Print only the lines from the top of the data through the line with "dates = [d for", both included, skipping every picture.

#### Charts and diagrams as code:

+ + + +

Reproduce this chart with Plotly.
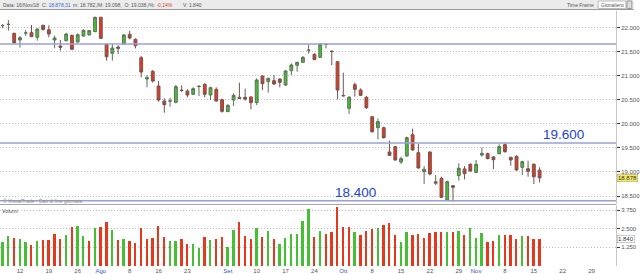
import pandas as pd
import plotly.graph_objects as go

# ---------------- data ----------------
holidays = ["2018-08-15"]
dates = [d for d in pd.bdate_range("2018-07-09", "2018-11-16") if d.strftime("%Y-%m-%d") not in holidays]

opens = [22040, 22065, 21882, 21744, 21887, 21896, 21799, 22049, 21958, 21744,
         21619, 21730, 21841, 21702, 21827, 21848, 21917, 22215, 21654, 21466,
         21598, 21660, 21861, 21757, 21376, 20933, 21092, 20787, 20475, 20473,
         20448, 20700, 20683, 20614, 20775, 20822, 20600, 20718, 20503, 20254,
         20496, 20552, 20552, 20559, 20441, 20995, 20877, 20898, 20933, 20808,
         21106, 21217, 21279, 21527, 21446, 21383, 21652, 21510, 21293, 20588,
         20323, 20815, 20704, 20552, 20150, 19921, 19921, 19415, 19526, 19207,
         19332, 19776, 19401, 19006, 19415, 18764, 18868, 18417, 18715, 18923,
         19062, 19159, 18992, 19353, 19381, 19311, 19381, 19568, 19304, 19325,
         19096, 19069, 19159, 19038]
highs = [22076, 22159, 21896, 21827, 21951, 22055, 21986, 22062, 22049, 21834,
         21744, 21882, 21854, 21882, 21965, 21951, 22229, 22229, 21674, 21674,
         21633, 21868, 21938, 21778, 21411, 21016, 21120, 20891, 20531, 20545,
         20808, 20801, 20718, 20760, 20801, 20843, 20773, 20760, 20524, 20406,
         20635, 20857, 20732, 20572, 20947, 21009, 20961, 21016, 20947, 21120,
         21258, 21293, 21411, 21647, 21466, 21674, 21667, 21529, 21307, 21064,
         20579, 20857, 20739, 20579, 20164, 20115, 19942, 19651, 19540, 19318,
         19734, 19900, 19581, 19124, 19429, 18937, 18902, 18819, 18729, 19180,
         19124, 19180, 19249, 19512, 19401, 19332, 19575, 19595, 19318, 19346,
         19235, 19235, 19180, 19098]
lows = [21986, 21938, 21660, 21584, 21827, 21810, 21730, 21938, 21799, 21570,
        21522, 21716, 21536, 21688, 21813, 21841, 21910, 21771, 21314, 21314,
        21453, 21647, 21757, 21570, 20967, 20760, 20857, 20462, 20233, 20358,
        20427, 20663, 20552, 20600, 20579, 20552, 20496, 20462, 20233, 20247,
        20371, 20517, 20482, 20302, 20392, 20704, 20649, 20808, 20760, 20787,
        21016, 21085, 21272, 21459, 21328, 21376, 21570, 21224, 20510, 20566,
        20205, 20566, 20579, 20309, 19817, 19678, 19692, 19332, 19235, 19166,
        19318, 19443, 19069, 18750, 18930, 18729, 18466, 18403, 18383, 18819,
        18847, 19006, 18972, 19318, 19263, 19062, 19367, 19401, 19131, 19027,
        18937, 18902, 18750, 18782]
closes = [22045, 22070, 21688, 21792, 21890, 21813, 21972, 21965, 21868, 21785,
          21591, 21868, 21550, 21854, 21945, 21938, 22215, 21778, 21397, 21577,
          21570, 21848, 21785, 21626, 21078, 20961, 20891, 20496, 20399, 20477,
          20773, 20695, 20600, 20732, 20782, 20614, 20753, 20475, 20261, 20385,
          20593, 20531, 20517, 20441, 20912, 20836, 20947, 20829, 20863, 21099,
          21224, 21279, 21383, 21532, 21335, 21660, 21656, 21505, 20704, 20584,
          20552, 20718, 20593, 20337, 19838, 20046, 19713, 19346, 19249, 19277,
          19713, 19457, 19083, 19055, 18958, 18798, 18473, 18798, 18681, 19076,
          18965, 19020, 19159, 19387, 19277, 19255, 19526, 19422, 19249, 19041,
          19214, 19013, 18902, 18878.31]
volumes = [1580, 2030, 1900, 1790, 1610, 1430, 1700, 1740, 1760, 2170,
           1830, 2080, 2630, 2660, 2030, 1650, 2540, 2610, 2970, 2410,
           1720, 1810, 1670, 1540, 2520, 1790, 1900, 2680, 1940, 1650,
           1670, 1810, 1450, 1470, 1180, 1920, 1740, 1830, 1960, 1290,
           2410, 2970, 2030, 1810, 2520, 1940, 2320, 1810, 1450, 1900,
           2170, 2170, 3010, 3790, 1920, 2340, 2120, 2280, 3970, 2630,
           2630, 2250, 2100, 2370, 2480, 2570, 2720, 2900, 2100, 1610,
           2250, 2050, 2120, 1850, 2190, 2280, 2250, 2280, 2280, 2340,
           2050, 2520, 1900, 2210, 1630, 1700, 2100, 2080, 2080, 1810,
           2010, 2030, 1830, 1840]

tick_dates = ["2018-07-12", "2018-07-19", "2018-07-26", "2018-08-01", "2018-08-08",
              "2018-08-16", "2018-08-23", "2018-09-03", "2018-09-10", "2018-09-17",
              "2018-09-24", "2018-10-01", "2018-10-08", "2018-10-15", "2018-10-22",
              "2018-10-29", "2018-11-01", "2018-11-08", "2018-11-15", "2018-11-22",
              "2018-11-29"]
tick_labels = ["12", "19", "26", "Ago", "8", "16", "23", "Set", "10", "17", "24",
               "Ott", "8", "15", "22", "29", "Nov", "8", "15", "22", "29"]
month_labels = ["Ago", "Set", "Ott", "Nov"]

price_ticks = [18500, 19000, 19500, 20000, 20500, 21000, 21500, 22000]
volume_ticks = [1250, 2500, 3750]
levels = [21660, 19600, 18400]
level_labels = {19600: "19.600", 18400: "18.400"}
last_close = 18878.31
last_volume = 1840

assert len(dates) == len(opens) == len(highs) == len(lows) == len(closes) == len(volumes)

# ---------------- styling helpers ----------------
W_PLOT = 622.0
TOP, BOTTOM = 11.0, 266.0
H = BOTTOM - TOP


def px_x(px):
    return px / W_PLOT


def px_y(py):
    return (BOTTOM - py) / H


RED = "#e4391d"
GREEN = "#45c035"
BLUE_LBL = "#2244cc"
LEVEL_COL = "#9aa0d4"
FONT = "Liberation Sans, Arial, sans-serif"
GRID_DASH = "1px,2px"

xs = [d + pd.Timedelta(hours=12) for d in dates]
tickvals = [pd.Timestamp(t) + pd.Timedelta(hours=12) for t in tick_dates]
ticktext = [f'<span style="color:#3552c4">{t}</span>' if t in month_labels else t for t in tick_labels]

vol_colors = []
for i, c in enumerate(closes):
    prev = closes[i - 1] if i > 0 else opens[i]
    vol_colors.append(GREEN if c >= prev else RED)

fig = go.Figure()
fig.add_trace(go.Candlestick(
    x=xs, open=opens, high=highs, low=lows, close=closes,
    xaxis="x", yaxis="y",
    increasing=dict(fillcolor=GREEN, line=dict(color="#5f6f5a", width=1)),
    decreasing=dict(fillcolor=RED, line=dict(color="#6f5550", width=1)),
    whiskerwidth=0, showlegend=False, hoverinfo="skip",
))
fig.add_trace(go.Bar(
    x=xs, y=volumes, xaxis="x2", yaxis="y2",
    marker=dict(color=vol_colors, line=dict(width=0)),
    width=0.32 * 86400000, showlegend=False, hoverinfo="skip",
))

rb = [dict(bounds=["sat", "mon"]), dict(values=holidays)]
x_range = ["2018-07-09 01:00", "2018-12-05 17:30"]

price_dom = [px_y(204.0), 1.0]
vol_dom = [0.0, px_y(205.0)]
p_per_px = 1 / 0.0481
price_range = [22000 - (204 - 27.67) * p_per_px, 22000 + (27.67 - TOP) * p_per_px]
vol_range = [0, (BOTTOM - 205.0) / 14.93 * 1000]

axis_font = dict(family=FONT, size=6, color="#555555")

fig.update_layout(
    width=640, height=274,
    margin=dict(l=0, r=18, t=11, b=8),
    paper_bgcolor="white", plot_bgcolor="white",
    separators=",.",
    font=dict(family=FONT),
    bargap=0,
    xaxis=dict(domain=[0, 1], anchor="y", range=x_range, rangebreaks=rb,
               showticklabels=False, showgrid=False, zeroline=False,
               rangeslider=dict(visible=False), fixedrange=True),
    xaxis2=dict(domain=[0, 1], anchor="y2", matches="x", range=x_range, rangebreaks=rb,
                tickmode="array", tickvals=tickvals, ticktext=ticktext,
                tickfont=axis_font, ticks="", showgrid=False, zeroline=False,
                rangeslider=dict(visible=False)),
    yaxis=dict(domain=price_dom, anchor="x", side="right", range=price_range,
               tickmode="array", tickvals=price_ticks, tickformat=",.0f",
               tickfont=axis_font, ticks="outside", ticklen=3, tickcolor="#333333",
               showgrid=True, gridcolor="#bdbdbd", griddash=GRID_DASH, gridwidth=1,
               showline=True, linecolor="#c8c8c8", linewidth=1, zeroline=False),
    yaxis2=dict(domain=vol_dom, anchor="x2", side="right", range=vol_range,
                tickmode="array", tickvals=volume_ticks, tickformat=",.0f",
                tickfont=axis_font, ticks="outside", ticklen=3, tickcolor="#333333",
                showgrid=True, gridcolor="#bdbdbd", griddash=GRID_DASH, gridwidth=1,
                showline=True, linecolor="#c8c8c8", linewidth=1, zeroline=False),
)

shapes = []
# header toolbar
shapes.append(dict(type="rect", xref="paper", yref="paper", x0=0, x1=px_x(640),
                   y0=px_y(9.5), y1=px_y(0), fillcolor="#ececec", line=dict(width=0), layer="above"))
shapes.append(dict(type="line", xref="paper", yref="paper", x0=0, x1=px_x(640),
                   y0=px_y(9.5), y1=px_y(9.5), line=dict(color="#9a9a9a", width=1), layer="above"))
shapes.append(dict(type="rect", xref="paper", yref="paper", x0=px_x(604), x1=px_x(632),
                   y0=px_y(8.5), y1=px_y(1), fillcolor="white", line=dict(color="#bdbdbd", width=1), layer="above"))
shapes.append(dict(type="rect", xref="paper", yref="paper", x0=px_x(633), x1=px_x(638),
                   y0=px_y(8.5), y1=px_y(1), fillcolor="#dcdcdc", line=dict(color="#9a9a9a", width=1), layer="above"))
# pane separator
shapes.append(dict(type="line", xref="paper", yref="paper", x0=0, x1=1,
                   y0=px_y(204.5), y1=px_y(204.5), line=dict(color="#a8a8a8", width=1)))
# support / resistance levels
for lv in levels:
    shapes.append(dict(type="line", xref="paper", yref="y", x0=0, x1=1, y0=lv, y1=lv,
                       line=dict(color=LEVEL_COL, width=1.5)))
fig.update_layout(shapes=shapes)

ann = []
hdr_font = dict(family=FONT, size=5, color="#555555")
ann.append(dict(text="Data: 16/Nov/18", x=px_x(1), y=px_y(4.8), xref="paper", yref="paper",
                xanchor="left", yanchor="middle", showarrow=False, font=hdr_font))
ann.append(dict(text='C: <span style="color:#3a63d8">18.878,31</span>', x=px_x(40), y=px_y(4.8),
                xref="paper", yref="paper", xanchor="left", yanchor="middle", showarrow=False, font=hdr_font))
ann.append(dict(text='m: 18.782,/M: 19.098,  O: 19.038,/%: <span style="color:#e0402a">-0,14%</span>',
                x=px_x(72), y=px_y(4.8), xref="paper", yref="paper", xanchor="left", yanchor="middle",
                showarrow=False, font=hdr_font))
ann.append(dict(text="V: 1.840", x=px_x(183), y=px_y(4.8), xref="paper", yref="paper",
                xanchor="left", yanchor="middle", showarrow=False, font=hdr_font))
ann.append(dict(text="Time Frame", x=px_x(570), y=px_y(4.8), xref="paper", yref="paper",
                xanchor="left", yanchor="middle", showarrow=False, font=hdr_font))
ann.append(dict(text="Gionaliero", x=px_x(618), y=px_y(4.8), xref="paper", yref="paper",
                xanchor="center", yanchor="middle", showarrow=False, font=hdr_font))
# level labels
for lv, lbl in level_labels.items():
    xc = 569 if lv == 19600 else 358.5
    ann.append(dict(text=lbl, x=px_x(xc), y=lv, xref="paper", yref="y", xanchor="center",
                    yanchor="bottom", yshift=-1, showarrow=False,
                    font=dict(family=FONT, size=13.5, color=BLUE_LBL)))
# watermark and pane title
ann.append(dict(text="© VisualTrade - Dati di fine giornata", x=px_x(1), y=px_y(201), xref="paper",
                yref="paper", xanchor="left", yanchor="middle", showarrow=False,
                font=dict(family=FONT, size=5, color="#8a8a8a")))
ann.append(dict(text="Volumi", x=px_x(0.5), y=px_y(210.5), xref="paper", yref="paper",
                xanchor="left", yanchor="middle", showarrow=False,
                font=dict(family=FONT, size=5.3, color="#555555")))
# last-value boxes on axes
ann.append(dict(text=f"{last_close:,.3f}"[:6].replace(",", "."), x=1, y=last_close, xref="paper", yref="y",
                xanchor="left", yanchor="middle", xshift=1, showarrow=False, bgcolor="#f7ea5a",
                bordercolor="#9a9a9a", borderwidth=0.5, borderpad=0.5,
                font=dict(family=FONT, size=6, color="#333333")))
ann.append(dict(text="1.840", x=1, y=last_volume, xref="paper", yref="y2",
                xanchor="left", yanchor="middle", xshift=1, showarrow=False, bgcolor="white",
                bordercolor="#9a9a9a", borderwidth=0.5, borderpad=0.5,
                font=dict(family=FONT, size=6, color="#333333")))
fig.update_layout(annotations=ann)

fig.write_html("out.html")
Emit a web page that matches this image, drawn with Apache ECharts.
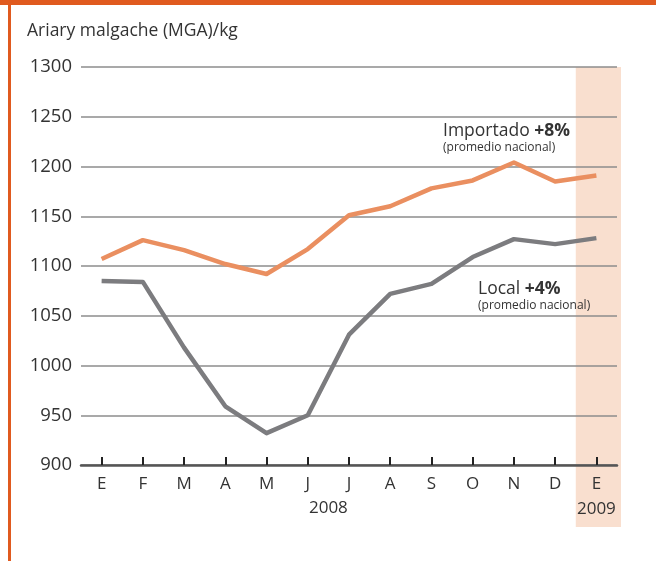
<!DOCTYPE html>
<html>
<head>
<meta charset="utf-8">
<script src="https://cdn.jsdelivr.net/npm/echarts@6/dist/echarts.min.js"></script>
<style>
  html, body { margin: 0; padding: 0; background: #fff; }
  #main { width: 656px; height: 561px; }
</style>
</head>
<body>
<div id="main"></div>
<script>
  // meses (E = enero ... D = diciembre), 2008 + enero 2009
  var meses = ['E', 'F', 'M', 'A', 'M', 'J', 'J', 'A', 'S', 'O', 'N', 'D', 'E'];
  var importado = [1107, 1126, 1116, 1102, 1092, 1117, 1151, 1160, 1178, 1186, 1204, 1185, 1191];
  var local = [1085, 1084, 1018, 959, 932, 950, 1031, 1072, 1082, 1109, 1127, 1122, 1128];
  var yTicks = [900, 950, 1000, 1050, 1100, 1150, 1200, 1250, 1300];

  var fuente = '"Open Sans", "Noto Sans", sans-serif';
  var chart = echarts.init(document.getElementById('main'));

  var option = {
    animation: false,
    textStyle: { fontFamily: fuente },
    grid: { left: 81, right: 39, top: 67, bottom: 96 },
    xAxis: {
      type: 'category',
      data: meses,
      boundaryGap: true,
      axisLine: { show: true, lineStyle: { color: '#555', width: 2.5 } },
      axisTick: { show: true, interval: 0, alignWithLabel: true, inside: true, length: 8, lineStyle: { color: '#222', width: 2 } },
      axisLabel: { interval: 0, margin: 11, fontSize: 17, color: '#333', fontFamily: fuente },
      splitLine: { show: false }
    },
    yAxis: {
      type: 'value',
      min: yTicks[0],
      max: yTicks[yTicks.length - 1],
      interval: 50,
      axisLine: { show: false },
      axisTick: { show: false },
      axisLabel: {
        fontSize: 18.5, color: '#333', margin: 9, fontFamily: fuente,
        formatter: function (v) { return String(v); }
      },
      splitLine: { lineStyle: { color: '#8c8c8c', width: 1.5 } }
    },
    series: [
      {
        name: 'Importado',
        type: 'line',
        data: importado,
        symbol: 'none',
        lineStyle: { color: '#ea8f60', width: 4.5, join: 'round' },
        z: 3
      },
      {
        name: 'Local',
        type: 'line',
        data: local,
        symbol: 'none',
        lineStyle: { color: '#7c7c7f', width: 4.5, join: 'round' },
        z: 3
      }
    ]
  };
  chart.setOption(option);

  // franja de 2009 (último mes) y posición de los años
  var cx = chart.convertToPixel({ xAxisIndex: 0 }, meses.length - 1);
  var x0 = chart.convertToPixel({ xAxisIndex: 0 }, 0);
  var x11 = chart.convertToPixel({ xAxisIndex: 0 }, 11);
  var bw = (656 - 81 - 39) / meses.length;
  var yTop = chart.convertToPixel({ yAxisIndex: 0 }, yTicks[yTicks.length - 1]);

  var rich = {
    n: { fontSize: 17.5, fill: '#333', fontFamily: fuente, lineHeight: 20 },
    b: { fontSize: 17.5, fill: '#333', fontWeight: 'bold', fontFamily: fuente, lineHeight: 20 },
    s: { fontSize: 12, fill: '#333', fontFamily: fuente, lineHeight: 14 }
  };

  chart.setOption({
    graphic: [
      // bordes naranjas
      { type: 'rect', shape: { x: 0, y: 0, width: 656, height: 5 }, style: { fill: '#e05a1f' } },
      { type: 'rect', shape: { x: 8, y: 0, width: 3, height: 561 }, style: { fill: '#e05a1f' } },
      {
        type: 'rect', z: -10,
        shape: { x: cx - bw / 2, y: yTop, width: bw + 4, height: 527 - yTop },
        style: { fill: '#f9dfcf' }
      },
      {
        type: 'text', x: (x0 + x11) / 2, y: 508,
        style: { text: '2008', fontSize: 17, fill: '#333', fontFamily: fuente, align: 'center', verticalAlign: 'middle' }
      },
      {
        type: 'text', x: cx, y: 509,
        style: { text: '2009', fontSize: 17, fill: '#333', fontFamily: fuente, align: 'center', verticalAlign: 'middle' }
      },
      {
        type: 'text', left: 27, top: 22,
        style: { text: 'Ariary malgache (MGA)/kg', fontSize: 17.5, fill: '#333', fontFamily: fuente }
      },
      {
        type: 'text', left: 443, top: 122,
        style: { text: '{n|Importado }{b|+8%}\n{s|(promedio nacional)}', fontFamily: fuente, rich: rich }
      },
      {
        type: 'text', left: 478, top: 280,
        style: { text: '{n|Local }{b|+4%}\n{s|(promedio nacional)}', fontFamily: fuente, rich: rich }
      }
    ]
  });
</script>
</body>
</html>
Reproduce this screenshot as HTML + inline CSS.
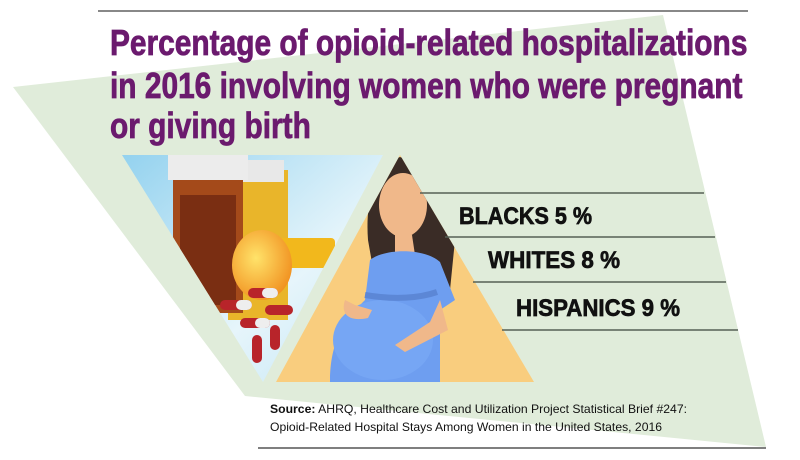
<!DOCTYPE html>
<html><head><meta charset="utf-8"><style>
body{margin:0;width:800px;height:460px;background:#fff;overflow:hidden;position:relative;font-family:"Liberation Sans",sans-serif}
svg{position:absolute;left:0;top:0}
</style></head><body>
<svg width="800" height="460" viewBox="0 0 800 460">
<defs>
<linearGradient id="sky" x1="0" y1="0" x2="1" y2="1"><stop offset="0" stop-color="#8fd0ee"/><stop offset="0.6" stop-color="#e6f5fb"/><stop offset="1" stop-color="#bfe4f4"/></linearGradient>
<radialGradient id="cap" cx="0.4" cy="0.4" r="0.7"><stop offset="0" stop-color="#ffe36a"/><stop offset="1" stop-color="#f08a1a"/></radialGradient>
<clipPath id="tri1"><polygon points="122,155 383,155 263,382"/></clipPath>
<clipPath id="tri2"><polygon points="400,155 534,382 276,382"/></clipPath>
</defs>
<line x1="98" y1="11" x2="748" y2="11" stroke="#888" stroke-width="2"/>
<polygon points="13,87 663,15 766,447 245,396" fill="#e0ecda"/>
<g font-family="Liberation Sans, sans-serif" font-weight="bold" fill="#6b1a6e" stroke="#6b1a6e" stroke-width="0.8" font-size="36">
<text x="110" y="55" transform="translate(110 0) scale(0.83 1) translate(-110 0)" textLength="768">Percentage of opioid-related hospitalizations</text>
<text x="110" y="98" transform="translate(110 0) scale(0.83 1) translate(-110 0)" textLength="762">in 2016 involving women who were pregnant</text>
<text x="110" y="138" transform="translate(110 0) scale(0.83 1) translate(-110 0)">or giving birth</text>
</g>
<g clip-path="url(#tri1)">
<rect x="110" y="150" width="280" height="240" fill="url(#sky)"/>
<rect x="228" y="170" width="60" height="150" fill="#e9b52a"/>
<rect x="232" y="160" width="52" height="22" fill="#e8e8e8"/>
<rect x="173" y="178" width="70" height="135" fill="#a44a1a"/>
<rect x="180" y="195" width="56" height="110" fill="#7a2e12"/>
<rect x="168" y="155" width="80" height="25" fill="#ececec"/>
<rect x="250" y="238" width="85" height="30" rx="4" fill="#f2b81c"/>
<ellipse cx="262" cy="265" rx="30" ry="35" fill="url(#cap)"/>
<g fill="#b8242a"><rect x="220" y="300" width="32" height="10" rx="5"/><rect x="248" y="288" width="30" height="10" rx="5"/><rect x="265" y="305" width="28" height="10" rx="5"/><rect x="240" y="318" width="30" height="10" rx="5"/><rect x="252" y="335" width="10" height="28" rx="5"/><rect x="270" y="325" width="10" height="25" rx="5"/></g>
<g fill="#eee"><rect x="236" y="300" width="16" height="10" rx="5"/><rect x="262" y="288" width="16" height="10" rx="5"/><rect x="255" y="318" width="15" height="10" rx="5"/></g>
</g>
<g clip-path="url(#tri2)">
<rect x="270" y="150" width="270" height="240" fill="#f9cd7e"/>
<path d="M400,157 C375,165 365,200 368,240 L375,280 L420,280 L450,290 L455,240 C440,200 425,165 400,157Z" fill="#3a2c26"/>
<ellipse cx="403" cy="205" rx="24" ry="32" fill="#f0b88a"/>
<path d="M395,235 L412,235 L415,255 L395,255Z" fill="#f0b88a"/>
<path d="M370,260 C385,248 425,248 440,262 L455,300 L440,310 L440,382 L330,382 C330,340 345,320 365,300Z" fill="#6e9ef0"/>
<ellipse cx="383" cy="340" rx="50" ry="40" fill="#76a6f4"/>
<path d="M365,295 C395,300 420,298 437,292" stroke="#5c87d6" stroke-width="6" fill="none"/>
<path d="M440,300 L448,330 L405,352 L395,345 L430,322Z" fill="#f0b88a"/>
<path d="M345,300 C340,315 350,322 368,318 L372,310 L355,305Z" fill="#f0b88a"/>
</g>
<g stroke="#556055" stroke-width="1.5">
<line x1="420" y1="193" x2="704" y2="193"/>
<line x1="445" y1="237" x2="715" y2="237"/>
<line x1="473" y1="282" x2="726" y2="282"/>
<line x1="502" y1="330" x2="738" y2="330"/>
<line x1="258" y1="448" x2="766" y2="448" stroke="#555"/>
</g>
<g font-family="Liberation Sans, sans-serif" font-weight="bold" fill="#111" stroke="#111" stroke-width="0.7" font-size="24">
<text x="459" y="224" textLength="133" lengthAdjust="spacingAndGlyphs">BLACKS 5 %</text>
<text x="488" y="268" textLength="132" lengthAdjust="spacingAndGlyphs">WHITES 8 %</text>
<text x="516" y="316" textLength="164" lengthAdjust="spacingAndGlyphs">HISPANICS 9 %</text>
</g>
<g font-family="Liberation Sans, sans-serif" font-size="12" fill="#111">
<text x="270" y="413" textLength="417" lengthAdjust="spacingAndGlyphs"><tspan font-weight="bold">Source:</tspan> AHRQ, Healthcare Cost and Utilization Project Statistical Brief #247:</text>
<text x="270" y="431" textLength="392" lengthAdjust="spacingAndGlyphs">Opioid-Related Hospital Stays Among Women in the United States, 2016</text>
</g>
</svg>
</body></html>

+ + + +

#### EXPECTED ANSWER:
Reproduce this chart with Plotly.
import pandas as pd
import plotly.graph_objects as go

# ---------------- data ----------------
holidays = ["2018-08-15"]
dates = [d for d in pd.bdate_range("2018-07-09", "2018-11-16") if d.strftime("%Y-%m-%d") not in holidays]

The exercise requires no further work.